Friday, December 4, 2009

Adrian Belew: The Guitar As Orchestra


ADRIAN BELEW: THE GUITAR AS ORCHESTRA (1995)

1) Score Without Film; 2) Portrait Of The Guitarist As Your Drum; 3) Piano Recital; 4) Laurence Harvey's Despair; 5) Piano Ballet; 6) Rings Around The Moon; 7) Seven E Flat Elephants Eating Acacia Of A C# Minor Forest; 8) If Only; 9) Alfred Hitchcock's "Strangers On A Train" Starring Robert Walker; 10) Finale; 11*) Stage Fright.

We cannot say that we have not been warned. The album cover glows with the extended title: "Experimental Guitar Series, Vol. 1: The Guitar As Orchestra". Considering that Belew's guitar playing had always been experimental, even on his pop albums, a title like that should inevitably lead one to the question: «If this is 'Experimental Guitar Vol. 1', then do we presume that every­thing before it, in the guy's eye, was 'Non-Experimental'?»

Presumably. For many people, 'experimental' in music is nearly synonymous with 'unusual' or 'weird', i. e. 'a way of playing music that strays away from conventional approaches'. Which is, of course, hardly the basic meaning of the term: 'having the characteristics of experiment', i. e. 'an operation or procedure carried out under controlled conditions in order to discover an unknown effect or law' (Webster). The Guitar As Orchestra fully confirms to this definition and is, as a result, utterly and intentionally unlistenable as "music".

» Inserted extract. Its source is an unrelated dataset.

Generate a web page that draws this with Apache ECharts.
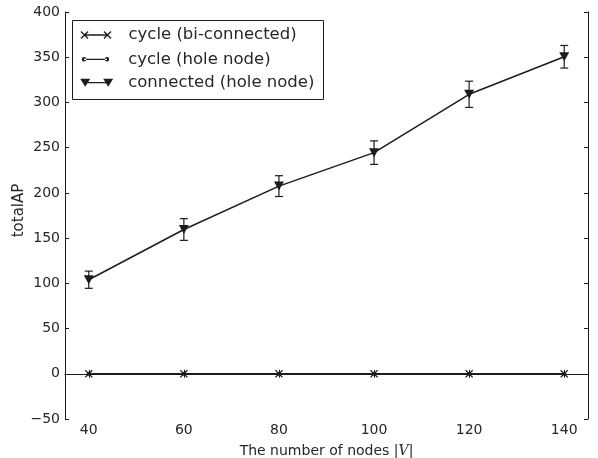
<!DOCTYPE html>
<html>
<head>
<meta charset="utf-8">
<script src="https://cdn.jsdelivr.net/npm/echarts@6/dist/echarts.min.js"></script>
<style>
html,body{margin:0;padding:0;background:#fff;}
#chart{width:598px;height:458px;}
</style>
</head>
<body>
<div id="chart"></div>
<script>
// ---- data ----
const nodes = [40, 60, 80, 100, 120, 140];
const cycleBiConnected = [0, 0, 0, 0, 0, 0];
const cycleHoleNode = [0, 0, 0, 0, 0, 0];
const connectedHoleNode = [104, 159.5, 207.5, 244.5, 309, 350.5];
const connectedErr = [9.5, 12, 11.5, 13, 14.5, 12.5];
const xTickValues = [40, 60, 80, 100, 120, 140];
const seriesNames = ['cycle (bi-connected)', 'cycle (hole node)', 'connected (hole node)'];

// ---- styles ----
const INK = '#1c1c1c';
const TXT = '#262626';
const FONT = '"DejaVu Sans", sans-serif';

const xMarker = 'path://M0,0.9 L0.9,0 L4,3.1 L7.1,0 L8,0.9 L4.9,4 L8,7.1 L7.1,8 L4,4.9 L0.9,8 L0,7.1 L3.1,4 Z';

const iconX = 'path://M0,0.9 L0.9,0 L4,3.1 L7.1,0 L8,0.9 L4.9,4 L8,7.1 L7.1,8 L4,4.9 L0.9,8 L0,7.1 L3.1,4 Z ' +
  'M4,3.35 L27,3.35 L27,4.65 L4,4.65 Z ' +
  'M23,0.9 L23.9,0 L27,3.1 L30.1,0 L31,0.9 L27.9,4 L31,7.1 L30.1,8 L27,4.9 L23.9,8 L23,7.1 L26.1,4 Z';
const iconDot = 'path://M1.8,4 A2.2,2.2 0 1,0 6.2,4 A2.2,2.2 0 1,0 1.8,4 Z M4,3.35 L27,3.35 L27,4.65 L4,4.65 Z M24.8,4 A2.2,2.2 0 1,0 29.2,4 A2.2,2.2 0 1,0 24.8,4 Z';
const iconTri = 'path://M0,0 L10,0 L5,8 Z M5,3.35 L28,3.35 L28,4.65 L5,4.65 Z M23,0 L33,0 L28,8 Z';

const zip = (a, b) => a.map((v, i) => [v, b[i]]);
const errData = nodes.map((x, i) => [x, connectedHoleNode[i] - connectedErr[i], connectedHoleNode[i] + connectedErr[i]]);

const chart = echarts.init(document.getElementById('chart'), null, {renderer: 'canvas'});

function mkLegend(name, icon, left, top, w, h, pad) {
  return {
    data: [{name: name, icon: icon}],
    left: left, top: top, orient: 'vertical', padding: 0,
    itemWidth: w, itemHeight: h, selectedMode: false,
    itemStyle: {color: INK, borderWidth: 0},
    lineStyle: {width: 0},
    textStyle: {fontFamily: FONT, fontSize: 16.5, color: TXT, lineHeight: 20, padding: [0, 0, 0, pad]},
    z: 10
  };
}

const axisLineStyle = {show: true, lineStyle: {color: INK, width: 1}};
const tickStyle = {show: true, inside: true, length: 4, lineStyle: {color: INK, width: 1}};

chart.setOption({
  backgroundColor: '#fff',
  animation: false,
  grid: {left: 65, right: 10, top: 12, bottom: 39, containLabel: false, outerBoundsMode: 'none'},
  legend: [
    mkLegend(seriesNames[0], iconX, 80.5, 25, 31, 8, 12),
    mkLegend(seriesNames[1], iconDot, 81.8, 49.3, 27.4, 4.4, 14),
    mkLegend(seriesNames[2], iconTri, 80.2, 72.7, 33, 8, 10)
  ],
  graphic: [{
    type: 'rect', z: 9,
    shape: {x: 72.5, y: 20.5, width: 251, height: 79},
    style: {fill: '#fff', stroke: INK, lineWidth: 1}
  }],
  xAxis: [{
    type: 'value', min: 35, max: 145, position: 'bottom',
    axisLine: axisLineStyle,
    axisTick: Object.assign({customValues: xTickValues}, tickStyle),
    axisLabel: {customValues: xTickValues, fontFamily: FONT, fontSize: 14, color: TXT, margin: 4},
    splitLine: {show: false},
    name: 'The number of nodes |{i|V}|',
    nameLocation: 'middle', nameGap: 25, nameMoveOverlap: false,
    nameTextStyle: {fontFamily: FONT, fontSize: 14, color: TXT,
      rich: {i: {fontFamily: '"DejaVu Serif", serif', fontStyle: 'italic', fontSize: 14, color: TXT}}}
  }, {
    type: 'value', min: 35, max: 145, position: 'top',
    axisLine: axisLineStyle,
    axisTick: Object.assign({customValues: xTickValues}, tickStyle),
    axisLabel: {show: false},
    splitLine: {show: false}
  }],
  yAxis: [{
    type: 'value', min: -50, max: 400, interval: 50, position: 'left',
    axisLine: axisLineStyle,
    axisTick: tickStyle,
    axisLabel: {fontFamily: FONT, fontSize: 14, color: TXT, margin: 5,
      formatter: v => (v < 0 ? '\u2212' + Math.abs(v) : String(v))},
    splitLine: {show: false},
    name: 'totalAP', nameLocation: 'middle', nameGap: 38, nameMoveOverlap: false,
    nameTextStyle: {fontFamily: FONT, fontSize: 15, color: TXT, padding: [0, 0, 0, 10]}
  }, {
    type: 'value', min: -50, max: 400, interval: 50, position: 'right',
    axisLine: axisLineStyle,
    axisTick: tickStyle,
    axisLabel: {show: false},
    splitLine: {show: false}
  }],
  series: [{
    name: seriesNames[0], type: 'line', data: zip(nodes, cycleBiConnected),
    symbol: xMarker, symbolSize: 8, showAllSymbol: true,
    lineStyle: {color: INK, width: 1.5},
    itemStyle: {color: INK, borderWidth: 0},
    z: 3
  }, {
    name: seriesNames[1], type: 'line', data: zip(nodes, cycleHoleNode),
    symbol: 'circle', symbolSize: 4, showAllSymbol: true,
    lineStyle: {color: INK, width: 1.5},
    itemStyle: {color: INK, borderWidth: 0},
    z: 3
  }, {
    name: seriesNames[2], type: 'line', data: zip(nodes, connectedHoleNode),
    symbol: 'triangle', symbolRotate: 180, symbolSize: [10, 9], showAllSymbol: true,
    lineStyle: {color: INK, width: 1.5},
    itemStyle: {color: INK, borderWidth: 0},
    z: 4
  }, {
    name: 'err', type: 'custom', data: errData,
    encode: {x: 0, y: [1, 2]},
    z: 3,
    renderItem: function (params, api) {
      const x = api.value(0);
      const lo = api.coord([x, api.value(1)]);
      const hi = api.coord([x, api.value(2)]);
      const cw = 4;
      const st = {stroke: INK, lineWidth: 1.2};
      return {
        type: 'group',
        children: [
          {type: 'line', shape: {x1: lo[0], y1: lo[1], x2: hi[0], y2: hi[1]}, style: st},
          {type: 'line', shape: {x1: lo[0] - cw, y1: lo[1], x2: lo[0] + cw, y2: lo[1]}, style: st},
          {type: 'line', shape: {x1: hi[0] - cw, y1: hi[1], x2: hi[0] + cw, y2: hi[1]}, style: st}
        ]
      };
    }
  }]
});
</script>
</body>
</html>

But it is fairly intriguing as "experiment". Using a wide range of pedals, guitar synthesizers and processors, Belew makes his guitar sound like violins, cellos, harps, or­gans, chimes, and, above all, pianos, playing either in the "modern classical" or the "mini­malist am­bient" styles. I would say that the title is somewhat misleading: the guitar is actually very rarely used as an "orchestra" — most of the pieces are played with just one or two leading "fake instruments", so the word should rather be understood here as signifying "a whole heck of different stuff".

I do not suppose that any of these tracks have any serious musical vision behind them. Of course, just how good Adrian is at "modern classical" is something you will have to decide on your own; my organism produces no emotional response whatsoever to that kind of music, be it Varèse, Schoenberg, Zappa, or Belew. But something tells me — for instance, the near-total lack of ad­miration expressed for the record on the part of «super-cool» music aficionados — that history will probably not be placing him on the same level with the other three.

His ambient panoramas work somewhat better, but even here he presents no threat to great masters of the style. There is nothing on the level of his own 'Guernica' from Desire Caught By The Tailthese images, no matter how complex and twisted their titles may be, lack a language of their own. The titles are, in fact, the most telling element on here: 'Portrait Of The Guitarist As A Young Drum' is a pretty good mirror image of the guitarist, who does indeed behave as a young drum on most of the tracks.

As a pure experiment, though, the album achieves its goals admirably — to the point that you can always capitalize on its surprise value as long as you still have an uninitiated friend or two. Then you can invite him to your house, play him 'Alfred Hitchcock's 'Strangers On A Train'', and, once he is properly worked up to the point of shouting 'Cut it out, this Nazi guy should be shot for fuckin' butche­ring that piano!', triumphantly object 'What piano? That's no piano — that's a guitar! Don't tell me you can't tell the difference between guitar and piano!' That will certainly be one great way to assert your musical authority, and you can thank Adrian Belew for guidance. I actu­ally tried it out once. What do you know, it worked.